┌──

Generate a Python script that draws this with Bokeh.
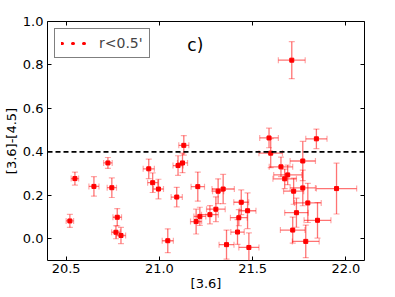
from bokeh.plotting import figure
from bokeh.models import (ColumnDataSource, Whisker, TeeHead, Span, Label, Legend,
                          LegendItem, FixedTicker, PrintfTickFormatter, LinearAxis, Range1d,
                          CustomJSTickFormatter)
from bokeh.embed import file_html
from bokeh.resources import INLINE

# ---- data ----
mag36 = [20.52, 20.547, 20.649, 20.724, 20.745, 20.774, 20.767, 20.794, 20.943, 20.964,
         20.995, 21.045, 21.093, 21.10, 21.124, 21.131, 21.197, 21.206, 21.217, 21.271,
         21.303, 21.315, 21.342, 21.36, 21.419, 21.426, 21.439, 21.473, 21.48, 21.588,
         21.597, 21.652, 21.672, 21.688, 21.715, 21.72, 21.735, 21.769, 21.769, 21.785,
         21.796, 21.842, 21.848, 21.95, 21.71]
color = [0.082, 0.277, 0.241, 0.349, 0.235, 0.099, 0.030, 0.015, 0.322, 0.258,
         0.229, -0.009, 0.192, 0.337, 0.349, 0.430, 0.079, 0.240, 0.103, 0.111,
         0.136, 0.219, 0.229, -0.027, 0.031, 0.097, 0.168, 0.129, -0.040, 0.464,
         0.394, 0.331, 0.276, 0.294, 0.040, 0.219, 0.120, 0.358, 0.234, -0.012,
         0.165, 0.460, 0.085, 0.231, 0.822]
mag_err = [0.02, 0.02, 0.027, 0.023, 0.025, 0.023, 0.023, 0.025, 0.03, 0.027,
           0.027, 0.03, 0.03, 0.027, 0.027, 0.027, 0.03, 0.036, 0.032, 0.045,
           0.05, 0.03, 0.06, 0.04, 0.036, 0.045, 0.04, 0.045, 0.054, 0.05,
           0.063, 0.063, 0.063, 0.075, 0.066, 0.054, 0.063, 0.068, 0.068, 0.072,
           0.072, 0.057, 0.072, 0.108, 0.072]
color_err = [0.03, 0.03, 0.045, 0.025, 0.045, 0.04, 0.03, 0.037, 0.045, 0.045,
             0.045, 0.055, 0.045, 0.045, 0.045, 0.045, 0.057, 0.067, 0.042, 0.042,
             0.057, 0.057, 0.067, 0.067, 0.057, 0.037, 0.057, 0.082, 0.067, 0.045,
             0.067, 0.045, 0.045, 0.045, 0.06, 0.06, 0.067, 0.09, 0.082, 0.075,
             0.09, 0.045, 0.082, 0.117, 0.085]
x_ticks = [20.5, 21.0, 21.5, 22.0]
y_ticks = [0.0, 0.2, 0.4, 0.6, 0.8, 1.0]
x_limits = (20.4, 22.1)
y_limits = (-0.1, 1.0)
threshold = 0.4
panel_label = "c)"
panel_label_pos = (21.15, 0.845)
legend_label = "r<0.5'"

# ---- figure ----
FONT = "DejaVu Sans"
p = figure(frame_width=317, frame_height=239, output_backend="svg", toolbar_location=None,
           x_range=Range1d(*x_limits), y_range=Range1d(*y_limits),
           min_border_left=41, min_border_right=14, min_border_top=21, min_border_bottom=0)
p.xgrid.visible = False
p.ygrid.visible = False
p.outline_line_color = "black"
p.outline_line_width = 1
p.background_fill_color = "white"
p.border_fill_color = "white"

src = ColumnDataSource(dict(
    x=mag36, y=color,
    xl=[a - b for a, b in zip(mag36, mag_err)], xu=[a + b for a, b in zip(mag36, mag_err)],
    yl=[a - b for a, b in zip(color, color_err)], yu=[a + b for a, b in zip(color, color_err)],
))

err_col = "red"
err_alpha = 0.55
for dim, base, lo, up in (("height", "x", "yl", "yu"), ("width", "y", "xl", "xu")):
    w = Whisker(source=src, base=base, lower=lo, upper=up, dimension=dim,
                line_color=err_col, line_alpha=err_alpha, line_width=1.3,
                upper_head=TeeHead(size=6, line_color=err_col, line_alpha=0.35, line_width=1.2),
                lower_head=TeeHead(size=6, line_color=err_col, line_alpha=0.35, line_width=1.2))
    p.add_layout(w)

p.add_layout(Span(location=threshold, dimension="width", line_color="black",
                  line_dash="5 3", line_width=1.6))

p.scatter("x", "y", source=src, marker="square", size=4, fill_color="red",
          line_color="red")

# legend glyph: a dotted line (three round dots), mapped on a range outside the frame
# so that only its legend swatch is visible
p.extra_y_ranges = {"legend_only": Range1d(100, 101)}
leg_r = p.line("x", "y", source=src, y_range_name="legend_only",
               line_color="red", line_width=3, line_dash="1 10", line_cap="round")
legend = Legend(items=[LegendItem(label=legend_label, renderers=[leg_r])],
                location="top_left", margin=7, padding=6, spacing=0,
                glyph_width=26, glyph_height=14, label_standoff=12,
                label_text_font=FONT, label_text_font_size="14px",
                border_line_color="black", border_line_width=1,
                background_fill_alpha=1)
p.add_layout(legend)

p.add_layout(Label(x=panel_label_pos[0], y=panel_label_pos[1], text=panel_label,
                   text_font=FONT, text_font_size="17px", text_color="black"))

# axes styling
for ax in (p.xaxis[0], p.yaxis[0]):
    ax.major_tick_in = 4
    ax.major_tick_out = 0
    ax.minor_tick_in = 0
    ax.minor_tick_out = 0
    ax.axis_line_color = None
    ax.major_tick_line_color = "black"
    ax.major_label_text_font = FONT
    ax.major_label_text_font_size = "13px"
    ax.major_label_text_color = "black"
    ax.axis_label_text_font = FONT
    ax.axis_label_text_font_size = "13px"
    ax.axis_label_text_font_style = "normal"
    ax.axis_label_text_color = "black"

p.xaxis[0].ticker = FixedTicker(ticks=x_ticks)
p.xaxis[0].formatter = PrintfTickFormatter(format="%.1f")
p.xaxis[0].axis_label = "[3.6]"
p.xaxis[0].major_label_standoff = 3
p.xaxis[0].axis_label_standoff = 0
p.yaxis[0].ticker = FixedTicker(ticks=y_ticks)
p.yaxis[0].formatter = PrintfTickFormatter(format="%.1f")
p.yaxis[0].axis_label = "[3.6]-[4.5]"
p.yaxis[0].major_label_standoff = 4
p.yaxis[0].axis_label_standoff = 1

# ticks on top and right (no labels)
blank = CustomJSTickFormatter(code="return ''")
top = LinearAxis(ticker=FixedTicker(ticks=x_ticks), formatter=blank,
                 major_tick_in=4, major_tick_out=0, minor_tick_in=0, minor_tick_out=0,
                 axis_line_color=None, major_label_standoff=0)
right = LinearAxis(ticker=FixedTicker(ticks=y_ticks), formatter=blank,
                   major_tick_in=4, major_tick_out=0, minor_tick_in=0, minor_tick_out=0,
                   axis_line_color=None, major_label_standoff=0)
p.add_layout(top, "above")
p.add_layout(right, "right")

open("out.html", "w").write(file_html(p, INLINE))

└──

Instructions to follow: Copy out each line word for word, please, skipping the images.

Response to this task:
Generate a Python script that draws this with Bokeh.
from bokeh.plotting import figure
from bokeh.models import (ColumnDataSource, Whisker, TeeHead, Span, Label, Legend,
                          LegendItem, FixedTicker, PrintfTickFormatter, LinearAxis, Range1d,
                          CustomJSTickFormatter)
from bokeh.embed import file_html
from bokeh.resources import INLINE

# ---- data ----
mag36 = [20.52, 20.547, 20.649, 20.724, 20.745, 20.774, 20.767, 20.794, 20.943, 20.964,
         20.995, 21.045, 21.093, 21.10, 21.124, 21.131, 21.197, 21.206, 21.217, 21.271,
         21.303, 21.315, 21.342, 21.36, 21.419, 21.426, 21.439, 21.473, 21.48, 21.588,
         21.597, 21.652, 21.672, 21.688, 21.715, 21.72, 21.735, 21.769, 21.769, 21.785,
         21.796, 21.842, 21.848, 21.95, 21.71]
color = [0.082, 0.277, 0.241, 0.349, 0.235, 0.099, 0.030, 0.015, 0.322, 0.258,
         0.229, -0.009, 0.192, 0.337, 0.349, 0.430, 0.079, 0.240, 0.103, 0.111,
         0.136, 0.219, 0.229, -0.027, 0.031, 0.097, 0.168, 0.129, -0.040, 0.464,
         0.394, 0.331, 0.276, 0.294, 0.040, 0.219, 0.120, 0.358, 0.234, -0.012,
         0.165, 0.460, 0.085, 0.231, 0.822]
mag_err = [0.02, 0.02, 0.027, 0.023, 0.025, 0.023, 0.023, 0.025, 0.03, 0.027,
           0.027, 0.03, 0.03, 0.027, 0.027, 0.027, 0.03, 0.036, 0.032, 0.045,
           0.05, 0.03, 0.06, 0.04, 0.036, 0.045, 0.04, 0.045, 0.054, 0.05,
           0.063, 0.063, 0.063, 0.075, 0.066, 0.054, 0.063, 0.068, 0.068, 0.072,
           0.072, 0.057, 0.072, 0.108, 0.072]
color_err = [0.03, 0.03, 0.045, 0.025, 0.045, 0.04, 0.03, 0.037, 0.045, 0.045,
             0.045, 0.055, 0.045, 0.045, 0.045, 0.045, 0.057, 0.067, 0.042, 0.042,
             0.057, 0.057, 0.067, 0.067, 0.057, 0.037, 0.057, 0.082, 0.067, 0.045,
             0.067, 0.045, 0.045, 0.045, 0.06, 0.06, 0.067, 0.09, 0.082, 0.075,
             0.09, 0.045, 0.082, 0.117, 0.085]
x_ticks = [20.5, 21.0, 21.5, 22.0]
y_ticks = [0.0, 0.2, 0.4, 0.6, 0.8, 1.0]
x_limits = (20.4, 22.1)
y_limits = (-0.1, 1.0)
threshold = 0.4
panel_label = "c)"
panel_label_pos = (21.15, 0.845)
legend_label = "r<0.5'"

# ---- figure ----
FONT = "DejaVu Sans"
p = figure(frame_width=317, frame_height=239, output_backend="svg", toolbar_location=None,
           x_range=Range1d(*x_limits), y_range=Range1d(*y_limits),
           min_border_left=41, min_border_right=14, min_border_top=21, min_border_bottom=0)
p.xgrid.visible = False
p.ygrid.visible = False
p.outline_line_color = "black"
p.outline_line_width = 1
p.background_fill_color = "white"
p.border_fill_color = "white"

src = ColumnDataSource(dict(
    x=mag36, y=color,
    xl=[a - b for a, b in zip(mag36, mag_err)], xu=[a + b for a, b in zip(mag36, mag_err)],
    yl=[a - b for a, b in zip(color, color_err)], yu=[a + b for a, b in zip(color, color_err)],
))

err_col = "red"
err_alpha = 0.55
for dim, base, lo, up in (("height", "x", "yl", "yu"), ("width", "y", "xl", "xu")):
    w = Whisker(source=src, base=base, lower=lo, upper=up, dimension=dim,
                line_color=err_col, line_alpha=err_alpha, line_width=1.3,
                upper_head=TeeHead(size=6, line_color=err_col, line_alpha=0.35, line_width=1.2),
                lower_head=TeeHead(size=6, line_color=err_col, line_alpha=0.35, line_width=1.2))
    p.add_layout(w)

p.add_layout(Span(location=threshold, dimension="width", line_color="black",
                  line_dash="5 3", line_width=1.6))

p.scatter("x", "y", source=src, marker="square", size=4, fill_color="red",
          line_color="red")

# legend glyph: a dotted line (three round dots), mapped on a range outside the frame
# so that only its legend swatch is visible
p.extra_y_ranges = {"legend_only": Range1d(100, 101)}
leg_r = p.line("x", "y", source=src, y_range_name="legend_only",
               line_color="red", line_width=3, line_dash="1 10", line_cap="round")
legend = Legend(items=[LegendItem(label=legend_label, renderers=[leg_r])],
                location="top_left", margin=7, padding=6, spacing=0,
                glyph_width=26, glyph_height=14, label_standoff=12,
                label_text_font=FONT, label_text_font_size="14px",
                border_line_color="black", border_line_width=1,
                background_fill_alpha=1)
p.add_layout(legend)

p.add_layout(Label(x=panel_label_pos[0], y=panel_label_pos[1], text=panel_label,
                   text_font=FONT, text_font_size="17px", text_color="black"))

# axes styling
for ax in (p.xaxis[0], p.yaxis[0]):
    ax.major_tick_in = 4
    ax.major_tick_out = 0
    ax.minor_tick_in = 0
    ax.minor_tick_out = 0
    ax.axis_line_color = None
    ax.major_tick_line_color = "black"
    ax.major_label_text_font = FONT
    ax.major_label_text_font_size = "13px"
    ax.major_label_text_color = "black"
    ax.axis_label_text_font = FONT
    ax.axis_label_text_font_size = "13px"
    ax.axis_label_text_font_style = "normal"
    ax.axis_label_text_color = "black"

p.xaxis[0].ticker = FixedTicker(ticks=x_ticks)
p.xaxis[0].formatter = PrintfTickFormatter(format="%.1f")
p.xaxis[0].axis_label = "[3.6]"
p.xaxis[0].major_label_standoff = 3
p.xaxis[0].axis_label_standoff = 0
p.yaxis[0].ticker = FixedTicker(ticks=y_ticks)
p.yaxis[0].formatter = PrintfTickFormatter(format="%.1f")
p.yaxis[0].axis_label = "[3.6]-[4.5]"
p.yaxis[0].major_label_standoff = 4
p.yaxis[0].axis_label_standoff = 1

# ticks on top and right (no labels)
blank = CustomJSTickFormatter(code="return ''")
top = LinearAxis(ticker=FixedTicker(ticks=x_ticks), formatter=blank,
                 major_tick_in=4, major_tick_out=0, minor_tick_in=0, minor_tick_out=0,
                 axis_line_color=None, major_label_standoff=0)
right = LinearAxis(ticker=FixedTicker(ticks=y_ticks), formatter=blank,
                   major_tick_in=4, major_tick_out=0, minor_tick_in=0, minor_tick_out=0,
                   axis_line_color=None, major_label_standoff=0)
p.add_layout(top, "above")
p.add_layout(right, "right")

open("out.html", "w").write(file_html(p, INLINE))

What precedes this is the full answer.